General Motors Corp., pummeled by falling U.S. sales and high gas prices, lost the global sales lead to Toyota Motor Corp. in the first half of this year, but the churning market makes it difficult to predict which automaker will end the year on top.
Toyota sold 4,817,941 vehicles globally during the year's first six months, company spokesman Hideaki Homma said Wednesday, beating GM by 277,532 vehicles. Toyota said its global sales rose 2 percent from the same period the year before, while GM's sales fell 3 percent.
It's the second time Toyota has beaten GM in sales in the first half of the year. In 2007, Toyota outsold GM by about 50,000 vehicles, although GM eked out a win for the full year, retaining its 77-year position as the world's largest automaker by sales.
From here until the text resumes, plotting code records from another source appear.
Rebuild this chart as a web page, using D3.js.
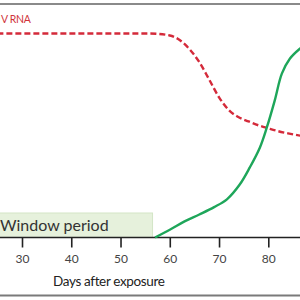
<!DOCTYPE html>
<html><head><meta charset="utf-8">
<script src="https://cdn.jsdelivr.net/npm/d3@7"></script>
<style>html,body{margin:0;padding:0;background:#fff;overflow:hidden}</style>
</head><body>
<svg id="c" width="300" height="300"></svg>
<script>
// Data (days after exposure, relative level 0-100)
const rnaDays   = [25, 30, 40, 50, 56, 60, 62, 64, 66, 68, 70, 72, 74, 76, 78, 80, 82, 84, 87];
const rnaValues = [94, 94, 94, 94, 94, 93.1, 91, 86.8, 80.8, 72.8, 64.6, 58.7, 55.4, 53.5, 51.7, 50.3, 49, 48, 46.7];
const abDays    = [57, 60, 63, 66, 69, 71.6, 74.2, 76.25, 78.3, 79.7, 81.3, 82.75, 84.4, 86.4, 87];
const abValues  = [0, 3.6, 7.4, 10.6, 14, 17.6, 24.4, 32.3, 41.5, 50.7, 63.1, 75.5, 82.5, 87, 88];
const tickDays  = [30, 40, 50, 60, 70, 80];
const windowStart = 20, windowEnd = 56.5;
const seriesLabel = "V RNA";
const windowLabel = "Window period";
const xTitle = "Days after exposure";

const svg = d3.select("#c");
const x = d3.scaleLinear().domain([30, 80]).range([22, 268.3]);
const y = d3.scaleLinear().domain([0, 100]).range([237.5, 20.5]);
const axisY = 237.5;
const font = "Lato, 'Open Sans', sans-serif";

// frame lines
svg.append("line").attr("x1",0).attr("x2",300).attr("y1",4).attr("y2",4)
  .attr("stroke","#8a8a8a").attr("stroke-width",2);
svg.append("line").attr("x1",0).attr("x2",300).attr("y1",295.5).attr("y2",295.5)
  .attr("stroke","#7a7a7a").attr("stroke-width",2);

// window period box
svg.append("rect").attr("x", x(windowStart)).attr("y", 213)
  .attr("width", x(windowEnd) - x(windowStart)).attr("height", axisY - 213)
  .attr("fill","#e6f1dc").attr("stroke","#d3e6c6").attr("stroke-width",1);
svg.append("text").attr("x", 0).attr("y", 231).text(windowLabel)
  .attr("font-family",font).attr("font-size",16)
  .attr("fill","#333");

// axis
const axis = d3.axisBottom(x).tickValues(tickDays).tickSize(10).tickSizeOuter(0).tickFormat(d3.format("d"));
const g = svg.append("g").attr("transform",`translate(0,${axisY})`).call(axis);
g.select(".domain").remove();
g.selectAll(".tick line").attr("stroke","#222").attr("stroke-width",1.6);
g.selectAll(".tick text").attr("font-family",font).attr("font-size",12)
  .attr("fill","#444").attr("dy","1.05em");
svg.append("line").attr("x1",0).attr("x2",300).attr("y1",axisY).attr("y2",axisY)
  .attr("stroke","#222").attr("stroke-width",1.6);

svg.append("text").attr("x", 53).attr("y", 286).text(xTitle)
  .attr("font-family",font).attr("font-size",13.5)
  .attr("letter-spacing","-0.35").attr("fill","#222");

// curves
const lineR = d3.line().x(d => x(d[0])).y(d => y(d[1])).curve(d3.curveMonotoneX);
const lineG = d3.line().x(d => x(d[0])).y(d => y(d[1])).curve(d3.curveCatmullRom.alpha(0.5));
svg.append("path").datum(d3.zip(rnaDays, rnaValues)).attr("d", lineR)
  .attr("fill","none").attr("stroke","#d42a3a").attr("stroke-width",2.4)
  .attr("stroke-dasharray","6,3");
svg.append("path").datum(d3.zip(abDays, abValues)).attr("d", lineG)
  .attr("fill","none").attr("stroke","#1ea65a").attr("stroke-width",2.4);

svg.append("text").attr("x", 1).attr("y", 23).text(seriesLabel)
  .attr("font-family",font).attr("font-size",10.5)
  .attr("letter-spacing","-0.3").attr("fill","#d0343a");
</script>
</body></html>
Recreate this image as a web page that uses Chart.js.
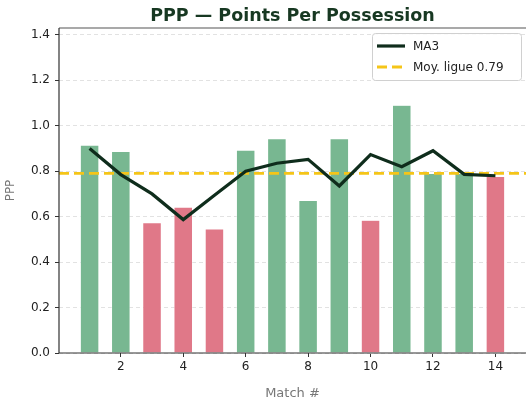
<!DOCTYPE html>
<html>
<head>
<meta charset="utf-8">
<script src="https://cdn.jsdelivr.net/npm/chart.js@4"></script>
<style>
  html, body { margin: 0; padding: 0; background: #fff; }
  #wrap { width: 526px; height: 405px; }
</style>
</head>
<body>
<div id="wrap"><canvas id="ppp"></canvas></div>
<script>
// --- data ---
const matches = [1, 2, 3, 4, 5, 6, 7, 8, 9, 10, 11, 12, 13, 14];
const pppValues = [0.915, 0.887, 0.573, 0.642, 0.546, 0.893, 0.943, 0.671, 0.943, 0.584, 1.09, 0.79, 0.79, 0.777];
const matchWon = [true, true, false, false, false, true, true, true, true, false, true, true, true, false];
const ma3Values = [0.90, 0.785, 0.70, 0.587, 0.694, 0.80, 0.835, 0.852, 0.735, 0.873, 0.82, 0.89, 0.786, 0.78];
const leagueAvg = 0.79;
const xTicks = [2, 4, 6, 8, 10, 12, 14];
const yTicks = [0, 0.2, 0.4, 0.6, 0.8, 1.0, 1.2, 1.4];
const xRange = [0.02, 14.98];
const yRange = [0, 1.43];
const chartTitle = 'PPP — Points Per Possession';

const GREEN = '#78b791';
const RED = '#e07888';
const DARK = '#0f2d1c';
const GOLD = '#f5c518';
const FONT = "'DejaVu Sans', sans-serif";

// title centred over the axes, frame and legend drawn on top like matplotlib
// (the right spine falls just outside the picture, so it is not drawn)
const framePlugin = {
    id: 'frame',
    afterDatasetsDraw(chart) {
        const { ctx, chartArea: a, width } = chart;
        const right = Math.max(a.right, width);
        ctx.save();
        ctx.fillStyle = '#173822';
        ctx.font = 'bold 17.5px ' + FONT;
        ctx.textAlign = 'center';
        ctx.textBaseline = 'alphabetic';
        ctx.fillText(chartTitle, (a.left + a.right) / 2, 21);
        ctx.textAlign = 'left';

        ctx.lineWidth = 1.2;
        ctx.strokeStyle = '#555';
        ctx.beginPath();
        ctx.moveTo(a.left, a.top); ctx.lineTo(right, a.top);
        ctx.stroke();
        ctx.strokeStyle = '#333';
        ctx.beginPath();
        ctx.moveTo(a.left, a.top); ctx.lineTo(a.left, a.bottom); ctx.lineTo(right, a.bottom);
        ctx.stroke();

        // legend box, upper right
        const items = chart.data.datasets.filter(d => d.type === 'line');
        const w = 149, h = 47;
        const x = width - w - 5, y = a.top + 5;
        ctx.fillStyle = 'rgba(255,255,255,0.85)';
        ctx.strokeStyle = '#d0d0d0';
        ctx.lineWidth = 1;
        ctx.beginPath();
        ctx.roundRect(x + 0.5, y + 0.5, w, h, 3);
        ctx.fill(); ctx.stroke();
        ctx.font = '12px ' + FONT;
        ctx.textBaseline = 'middle';
        items.forEach((d, i) => {
            const ly = y + 13 + i * 21;
            ctx.strokeStyle = d.borderColor;
            ctx.lineWidth = d.borderWidth;
            ctx.setLineDash(d.borderDash || []);
            ctx.beginPath();
            ctx.moveTo(x + 5, ly); ctx.lineTo(x + 33, ly);
            ctx.stroke();
            ctx.setLineDash([]);
            ctx.fillStyle = '#222';
            ctx.fillText(d.label, x + 41, ly + 1);
        });
        ctx.restore();
    }
};

new Chart(document.getElementById('ppp'), {
    data: {
        datasets: [
            {
                type: 'bar',
                label: 'PPP',
                data: matches.map((m, i) => ({ x: m, y: pppValues[i] })),
                backgroundColor: matchWon.map(w => w ? GREEN : RED),
                borderColor: '#ffffff',
                borderWidth: 0.6,
                barPercentage: 0.6,
                categoryPercentage: 1.0,
                order: 3
            },
            {
                type: 'line',
                label: 'MA3',
                data: matches.map((m, i) => ({ x: m, y: ma3Values[i] })),
                borderColor: DARK,
                borderWidth: 3.2,
                pointRadius: 0,
                tension: 0,
                order: 1
            },
            {
                type: 'line',
                label: 'Moy. ligue ' + leagueAvg.toFixed(2),
                data: xRange.map(x => ({ x: x, y: leagueAvg })),
                borderColor: GOLD,
                borderWidth: 2.8,
                borderDash: [10, 5],
                pointRadius: 0,
                order: 2
            }
        ]
    },
    options: {
        responsive: true,
        maintainAspectRatio: false,
        animation: false,
        devicePixelRatio: 1,
        layout: { padding: { left: 0, right: -2, top: 28, bottom: 0 } },
        plugins: {
            legend: { display: false },
            tooltip: { enabled: false },
            title: { display: false }
        },
        scales: {
            x: {
                type: 'linear',
                offset: false,
                min: xRange[0],
                max: xRange[1],
                afterBuildTicks: s => { s.ticks = xTicks.map(v => ({ value: v })); },
                afterFit: s => { s.height = 52; },
                grid: { offset: false, drawOnChartArea: false, drawTicks: true, tickLength: 4, tickColor: '#333' },
                border: { display: false },
                ticks: { autoSkip: false, color: '#222', font: { family: FONT, size: 12 }, padding: 3, maxRotation: 0 },
                title: { display: true, text: 'Match #', color: '#777', font: { family: FONT, size: 13 }, padding: { top: 2 } }
            },
            y: {
                min: yRange[0],
                max: yRange[1],
                afterBuildTicks: s => { s.ticks = yTicks.map(v => ({ value: v })); },
                afterFit: s => { s.width = 59; },
                grid: { color: '#e2e2e2', borderDash: [4, 3], tickColor: '#333', tickLength: 4, tickBorderDash: [] },
                border: { display: false, dash: [4, 3] },
                ticks: { color: '#222', font: { family: FONT, size: 12 }, padding: 5, callback: v => v.toFixed(1) },
                title: { display: true, text: 'PPP', color: '#777', font: { family: FONT, size: 12 }, padding: { bottom: 4 } }
            }
        }
    },
    plugins: [framePlugin]
});
</script>
</body>
</html>
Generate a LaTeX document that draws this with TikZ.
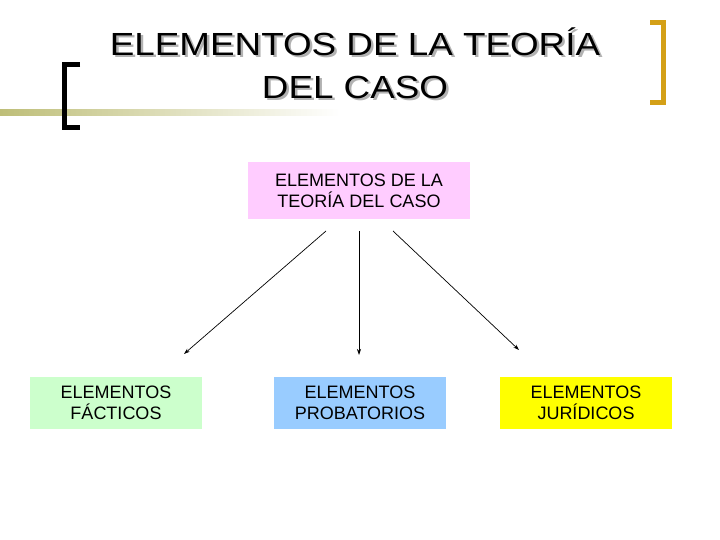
\documentclass[tikz,border=0pt]{standalone}
\usepackage{fontspec}
\usetikzlibrary{arrows.meta}
\setmainfont{Liberation Sans}
\begin{document}
\begin{tikzpicture}[x=1pt,y=-1pt,
  box/.style={inner sep=0pt,minimum height=57pt,align=center,font=\fontsize{18}{21}\selectfont},
  ttl/.style={align=center,font=\fontsize{32}{43}\selectfont,xscale=1.15},
  arr/.style={-{Stealth[length=6pt,width=4pt]},line width=0.7pt}]
\useasboundingbox (0,0) rectangle (720,540);
\fill[white] (0,0) rectangle (720,540);
\shade[left color={rgb,255:red,190;green,190;blue,120},right color=white,shading angle=90] (0,110) rectangle (340,116);
\draw[line width=5pt] (80,64.5) -- (64.5,64.5) -- (64.5,127.5) -- (80,127.5);
\draw[line width=5pt,color={rgb,255:red,212;green,160;blue,23}] (650,22.5) -- (663.5,22.5) -- (663.5,102.5) -- (650,102.5);
\node[ttl,gray!60] (shadow) at (357.5,65.5) {ELEMENTOS DE LA TEORÍA\\DEL CASO};
\node[ttl] (title) at (355,63) {ELEMENTOS DE LA TEORÍA\\DEL CASO};
\node[box,fill={rgb,255:red,255;green,204;blue,255},minimum width=222pt] (top) at (359,190.5) {ELEMENTOS DE LA\\TEORÍA DEL CASO};
\node[box,fill={rgb,255:red,204;green,255;blue,204},minimum width=172pt,minimum height=52pt] (fac) at (116,403) {ELEMENTOS\\FÁCTICOS};
\node[box,fill={rgb,255:red,153;green,204;blue,255},minimum width=172pt,minimum height=52pt] (pro) at (360,403) {ELEMENTOS\\PROBATORIOS};
\node[box,fill={rgb,255:red,255;green,255;blue,0},minimum width=172pt,minimum height=52pt] (jur) at (586,403) {ELEMENTOS\\JURÍDICOS};
\coordinate (a1) at (326,231); \coordinate (b1) at (184,354);
\coordinate (a2) at (359,231); \coordinate (b2) at (359,355);
\coordinate (a3) at (393,231); \coordinate (b3) at (519,350);
\draw[arr] (a1) -- (b1);
\draw[arr] (a2) -- (b2);
\draw[arr] (a3) -- (b3);
\end{tikzpicture}
\end{document}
Toyota didn't release regional sales totals, but the weakened U.S. market appeared to be the biggest battleground. With its reputation for small, fuel-efficient cars and less exposure to the plummeting truck and SUV market, Toyota's U.S. sales fell 6 percent, compared with a 16 percent drop for GM. Industrywide sales fell 10 percent.
“The U.S. is definitely the sore spot,” said Erich Merkle, an auto analyst with Crowe Chizek and Co., a Grand Rapids accounting and consulting company. “Toyota is not doing well in SUVs and pickups either, but it's in a pretty good position in the small car and midsize sedan segments.”
Outside North America, GM's sales grew 10 percent. The automaker reported exploding sales in emerging markets such as Russia, where sales were up 34 percent in the second quarter, and China, where sales rose 14 percent. GM said that despite the tough sales environment in mature markets such as the U.S. and Japan, it predicts industrywide global sales will rise 2.5 percent this year to a record 72 million vehicles.
“The growth momentum in emerging markets is still strong,” said Mike DiGiovanni, GM's executive director of global market and industry analysis.